Best quarter ever for Port of Antwerp
The total freight volume handled by Port of Antwerp was up 0.7% during the first six months compared with the same period last year, itself already a record half.
After two absolute record months, April and May, with more than 1 million TEU, Port of Antwerp closed the second quarter with a strong month in June. Result: a record volume on a quarterly basis. The continued growth in the number of containers and the volume of dry bulk in particular compensated for the decline in other, more market-sensitive sectors such as liquid bulk and breakbulk. This was achieved despite the slow-down in European growth and uncertainty in the market. Greater transhipment continues to drive the Antwerp container business upwards.
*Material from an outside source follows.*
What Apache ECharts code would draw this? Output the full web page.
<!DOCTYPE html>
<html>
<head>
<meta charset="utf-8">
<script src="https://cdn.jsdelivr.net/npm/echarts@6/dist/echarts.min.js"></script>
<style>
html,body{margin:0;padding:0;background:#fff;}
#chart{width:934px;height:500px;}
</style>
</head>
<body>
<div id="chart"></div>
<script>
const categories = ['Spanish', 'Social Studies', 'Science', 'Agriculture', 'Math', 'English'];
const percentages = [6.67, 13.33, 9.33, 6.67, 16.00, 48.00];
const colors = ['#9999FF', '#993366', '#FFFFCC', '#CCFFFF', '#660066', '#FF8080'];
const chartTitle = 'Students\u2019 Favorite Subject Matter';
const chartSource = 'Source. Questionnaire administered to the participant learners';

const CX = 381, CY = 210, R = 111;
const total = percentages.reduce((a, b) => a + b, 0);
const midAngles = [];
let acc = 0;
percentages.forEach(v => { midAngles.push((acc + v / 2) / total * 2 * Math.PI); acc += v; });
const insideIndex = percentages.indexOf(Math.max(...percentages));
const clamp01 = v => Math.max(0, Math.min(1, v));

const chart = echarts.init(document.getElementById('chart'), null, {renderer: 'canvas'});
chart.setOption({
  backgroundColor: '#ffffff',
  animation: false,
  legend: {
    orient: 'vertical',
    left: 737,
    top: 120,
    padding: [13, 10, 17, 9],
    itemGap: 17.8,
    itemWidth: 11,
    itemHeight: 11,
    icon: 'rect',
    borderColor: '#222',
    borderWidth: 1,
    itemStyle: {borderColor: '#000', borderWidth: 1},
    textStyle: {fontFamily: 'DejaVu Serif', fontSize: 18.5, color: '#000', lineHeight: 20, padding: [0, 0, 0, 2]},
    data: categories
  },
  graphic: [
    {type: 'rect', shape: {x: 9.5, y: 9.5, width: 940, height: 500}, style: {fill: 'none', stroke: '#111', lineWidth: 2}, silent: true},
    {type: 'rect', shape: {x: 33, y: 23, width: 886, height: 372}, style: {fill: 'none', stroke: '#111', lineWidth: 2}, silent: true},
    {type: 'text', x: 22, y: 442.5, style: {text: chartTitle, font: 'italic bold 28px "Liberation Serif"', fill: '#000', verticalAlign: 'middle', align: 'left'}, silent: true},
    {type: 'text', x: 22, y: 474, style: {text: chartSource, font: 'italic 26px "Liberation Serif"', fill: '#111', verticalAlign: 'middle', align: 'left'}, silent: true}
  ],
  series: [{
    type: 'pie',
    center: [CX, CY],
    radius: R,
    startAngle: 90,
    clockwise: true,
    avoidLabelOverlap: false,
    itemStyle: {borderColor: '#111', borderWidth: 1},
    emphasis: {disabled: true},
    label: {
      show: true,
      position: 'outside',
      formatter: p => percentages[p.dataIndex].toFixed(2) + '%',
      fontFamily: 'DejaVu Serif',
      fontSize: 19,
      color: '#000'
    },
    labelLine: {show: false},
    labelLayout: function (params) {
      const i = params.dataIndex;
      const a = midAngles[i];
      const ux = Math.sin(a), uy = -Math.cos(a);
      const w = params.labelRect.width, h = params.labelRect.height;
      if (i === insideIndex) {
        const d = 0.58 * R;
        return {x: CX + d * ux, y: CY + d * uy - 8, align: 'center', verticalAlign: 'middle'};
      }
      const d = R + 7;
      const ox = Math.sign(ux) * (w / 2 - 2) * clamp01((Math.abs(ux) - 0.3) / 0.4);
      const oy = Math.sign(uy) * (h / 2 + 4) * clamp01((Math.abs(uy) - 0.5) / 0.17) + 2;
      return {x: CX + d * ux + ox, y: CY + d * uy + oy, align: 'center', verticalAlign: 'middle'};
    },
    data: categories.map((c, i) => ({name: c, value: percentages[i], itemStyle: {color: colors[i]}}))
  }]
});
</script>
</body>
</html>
Container peaks in April and May
Container freight performed strongly in the second quarter with a new record volume which was immediately topped in May. Container peaks in April and May brought the growth rate to +4,9%, thanks mainly to more transhipment to and from all trading regions with the exception of South America. Transhipment trade with the Far East even scored double digit growth of 11.7%.
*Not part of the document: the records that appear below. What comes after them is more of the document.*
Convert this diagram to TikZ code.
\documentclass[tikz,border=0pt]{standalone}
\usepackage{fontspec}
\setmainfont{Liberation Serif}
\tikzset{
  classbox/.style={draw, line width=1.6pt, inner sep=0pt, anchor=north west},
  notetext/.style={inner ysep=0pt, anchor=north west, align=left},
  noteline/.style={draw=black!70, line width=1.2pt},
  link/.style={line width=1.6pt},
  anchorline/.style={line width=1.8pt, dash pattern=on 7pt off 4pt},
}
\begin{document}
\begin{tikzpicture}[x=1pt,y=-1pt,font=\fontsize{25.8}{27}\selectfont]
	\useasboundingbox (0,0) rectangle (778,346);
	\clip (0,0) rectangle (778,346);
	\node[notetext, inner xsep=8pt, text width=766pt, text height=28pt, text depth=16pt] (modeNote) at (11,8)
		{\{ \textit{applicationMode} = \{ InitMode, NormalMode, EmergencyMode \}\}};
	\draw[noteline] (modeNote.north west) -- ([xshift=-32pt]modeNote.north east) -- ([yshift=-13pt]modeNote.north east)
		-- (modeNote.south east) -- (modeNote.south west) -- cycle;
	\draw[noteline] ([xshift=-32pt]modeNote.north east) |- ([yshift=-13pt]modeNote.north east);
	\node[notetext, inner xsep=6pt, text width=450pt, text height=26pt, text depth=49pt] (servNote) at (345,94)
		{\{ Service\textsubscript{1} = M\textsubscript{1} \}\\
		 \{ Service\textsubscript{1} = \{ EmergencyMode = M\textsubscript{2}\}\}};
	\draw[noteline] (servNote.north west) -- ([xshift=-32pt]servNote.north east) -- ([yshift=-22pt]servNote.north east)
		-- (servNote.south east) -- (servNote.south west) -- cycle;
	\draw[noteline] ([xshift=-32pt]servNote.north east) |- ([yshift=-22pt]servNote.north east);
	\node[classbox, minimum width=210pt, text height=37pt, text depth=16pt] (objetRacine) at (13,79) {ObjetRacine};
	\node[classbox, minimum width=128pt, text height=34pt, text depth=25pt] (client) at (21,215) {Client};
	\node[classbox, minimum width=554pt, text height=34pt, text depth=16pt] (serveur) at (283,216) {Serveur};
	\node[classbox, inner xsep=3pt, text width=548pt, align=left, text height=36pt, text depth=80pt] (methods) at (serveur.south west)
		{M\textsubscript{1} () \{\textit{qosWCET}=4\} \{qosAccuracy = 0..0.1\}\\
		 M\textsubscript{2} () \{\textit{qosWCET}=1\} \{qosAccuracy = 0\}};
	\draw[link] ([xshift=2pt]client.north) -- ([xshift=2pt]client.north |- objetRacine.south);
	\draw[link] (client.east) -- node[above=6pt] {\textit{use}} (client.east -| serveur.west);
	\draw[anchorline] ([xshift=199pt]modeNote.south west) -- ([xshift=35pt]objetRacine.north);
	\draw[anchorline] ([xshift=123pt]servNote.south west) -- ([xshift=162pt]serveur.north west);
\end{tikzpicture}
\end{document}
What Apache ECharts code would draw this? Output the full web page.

Jacques Vandermeiren, Port of Antwerp CEO, stated: "Container troughput continues to expand, which is good news for our leading position in the worldwide logistics chain. However, achieving the desired modal split remains a focus of attention. Ongoing efforts are aimed at getting more containers carried by rail and barge."
Decline in breakbulk stabilised
Better months in May and June were good news for breakbulk handling. After six months the volume stabilised with at a level 1.7% down compared with the end of the first quarter. The conventional breakbulk volume also recovered slightly, with only 3.2% less compared with the first six months of 2018 thanks to slightly better performances in iron and steel exports.
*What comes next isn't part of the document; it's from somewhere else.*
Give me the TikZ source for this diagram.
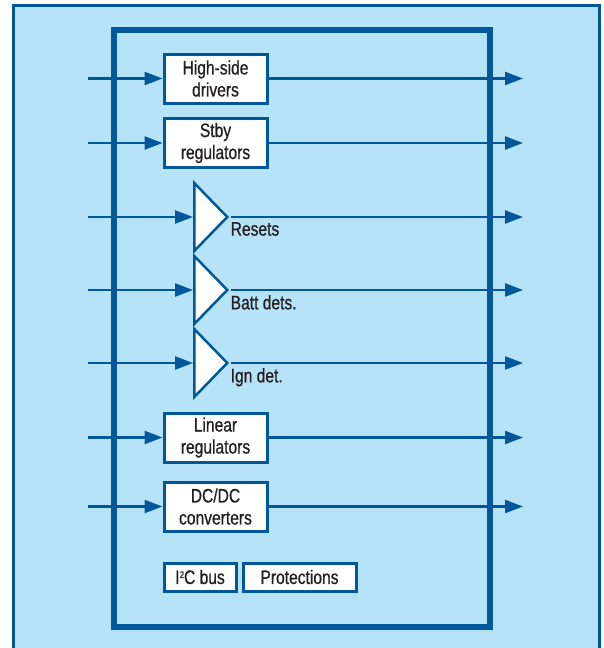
\documentclass[tikz,border=0pt]{standalone}
\usepackage{fontspec}
\setmainfont{Liberation Sans}[FakeStretch=0.8,FakeBold=0.7]
\usetikzlibrary{arrows.meta,shapes.geometric,positioning}
\definecolor{panelblue}{RGB}{183,227,248}
\definecolor{linkblue}{RGB}{0,88,155}
\definecolor{inkgray}{RGB}{35,31,32}
\begin{document}
\begin{tikzpicture}[x=1pt,y=-1pt,
    blk/.style={draw=linkblue, fill=white, line width=3pt, minimum width=103pt, minimum height=49pt,
      inner sep=0pt, align=center, text=inkgray, font=\fontsize{19.5}{22}\selectfont},
    smallblk/.style={blk, minimum height=28pt},
    amp/.style={isosceles triangle, isosceles triangle stretches, draw=linkblue, fill=white,
      line width=2.5pt, minimum width=68pt, minimum height=33pt, inner sep=0pt, anchor=lower side},
    lbl/.style={text=inkgray, font=\fontsize{19.5}{22}\selectfont, inner sep=0pt, anchor=north west},
    sig/.style={draw=linkblue, line width=2.4pt, -{Triangle[length=18pt,width=13pt]}}]
  \clip (0,0) rectangle (603,648);
  \useasboundingbox (0,0) rectangle (603,648);
  \fill[white] (0,0) rectangle (603,648);
  \filldraw[fill=panelblue, draw=linkblue, line width=3pt] (13,660) -- (13,5) -- (599,5) -- (599,660);
  \draw[linkblue, line width=5.5pt] (114,30) rectangle (490,627);

  \node[blk] (hsd) at (215.5,78.5) {High-side\\drivers};
  \node[blk] (stby) at (215.5,143) {Stby\\regulators};
  \node[amp] (rst) at (193,217) {};
  \node[amp] (batt) at (193,290) {};
  \node[amp] (ign) at (193,363) {};
  \node[blk] (lin) at (215.5,437.5) {Linear\\regulators};
  \node[blk] (dcdc) at (215.5,506.5) {DC/DC\\converters};
  \node[smallblk, minimum width=72pt] (i2c) at (200,577) {I\kern0.3pt\raisebox{6pt}{\fontsize{9.5}{9.5}\selectfont 2}C bus};
  \node[smallblk, minimum width=113pt] (prot) at (299.5,577) {Protections};

  \node[lbl] (rstl) at ([xshift=0pt,yshift=-5pt]rst.apex) {Resets};
  \node[lbl] (battl) at ([xshift=0pt,yshift=-5pt]batt.apex) {Batt dets.};
  \node[lbl] (ignl) at ([xshift=0pt,yshift=-5pt]ign.apex) {Ign det.};

  \coordinate (hsdin) at (88,78.5);
  \coordinate (stbyin) at (88,143);
  \coordinate (rstin) at (88,217);
  \coordinate (battin) at (88,290);
  \coordinate (ignin) at (88,363);
  \coordinate (linin) at (88,437.5);
  \coordinate (dcdcin) at (88,506.5);
  \coordinate (hsdout) at (523,78.5);
  \coordinate (stbyout) at (523,143);
  \coordinate (rstout) at (523,217);
  \coordinate (battout) at (523,290);
  \coordinate (ignout) at (523,363);
  \coordinate (linout) at (523,437.5);
  \coordinate (dcdcout) at (523,506.5);

  \draw[sig] (hsdin) -- (hsd);
  \draw[sig] (stbyin) -- (stby);
  \draw[sig] (rstin) -- (rst.lower side);
  \draw[sig] (battin) -- (batt.lower side);
  \draw[sig] (ignin) -- (ign.lower side);
  \draw[sig] (linin) -- (lin);
  \draw[sig] (dcdcin) -- (dcdc);

  \draw[sig] (hsd) -- (hsdout);
  \draw[sig] (stby) -- (stbyout);
  \draw[sig] (rst.apex) -- (rstout);
  \draw[sig] (batt.apex) -- (battout);
  \draw[sig] (ign.apex) -- (ignout);
  \draw[sig] (lin) -- (linout);
  \draw[sig] (dcdc) -- (dcdcout);
\end{tikzpicture}
\end{document}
The ro/ro volume for its part expanded by 3.2% in the first quarter and then flattened out with growth of just 0,9%. Meanwhile the volume of new rolling stock was down by 7.9% in the second quarter and 6.3% in the first six months. This evolution is in line with the global trend towards lower vehicle production. On the other hand the volume of second-hand cars rose by 15.5% in the second quarter and 10.1% in the first half year.
Dry bulk peaks in second quarter
The dry bulk volume managed to reverse a drop of 8.8% at the end of the first quarter, turning it into a rise of 8.7%. This was despite 8% less fertiliser, 25.7% less ore and 6.5% less sand and gravel being handled. The figures for coal by contrast were four times higher than in the same period last year, while the volume of scrap rose by nearly 10%.
Dry bulk is traditionally characterised by high volatility, with a wide range of goods that vary greatly in character.
Liquid bulk gives hopeful signals
Despite some relatively strong months in May and June, liquid bulk experienced a drop of 6.4%, following a drop of 8.2% at the end of the first quarter. The volume of crude oil expanded by 3.2%, while there was a similar expansion of 5.4% in the volume of chemical products. On the other hand the volume of oil derivatives did not recover substantially during the second quarter. After three months the figure was 11.9% below the level of the previous year, and after six months it was still 10.9% below. The slowdown in economic growth and large fluctuations in oil prices caused uncertainty among traders. However, there are hopeful signals: the tank storage company Standic recently announced an investment of 200 million euros for a new, state-of-the-art storage terminal for chemical products.
The number of seagoing ships calling at Antwerp in the past six months was 7,200, down just 0.1% on the same period last year. The gross tonnage of ships anchoring in the port was up by 0.6%, to 209,283,498 GT.
Annick De Ridder, alderman for the port, concluded: "Antwerp is continuing on its growth trajectory despite the current international climate. We are particularly proud that once again we have been able to achieve record figures in important segments. These figures once more underline the need for additional container capacity. I am fully convinced that together with our port companies and other partners we will continue along this growth path."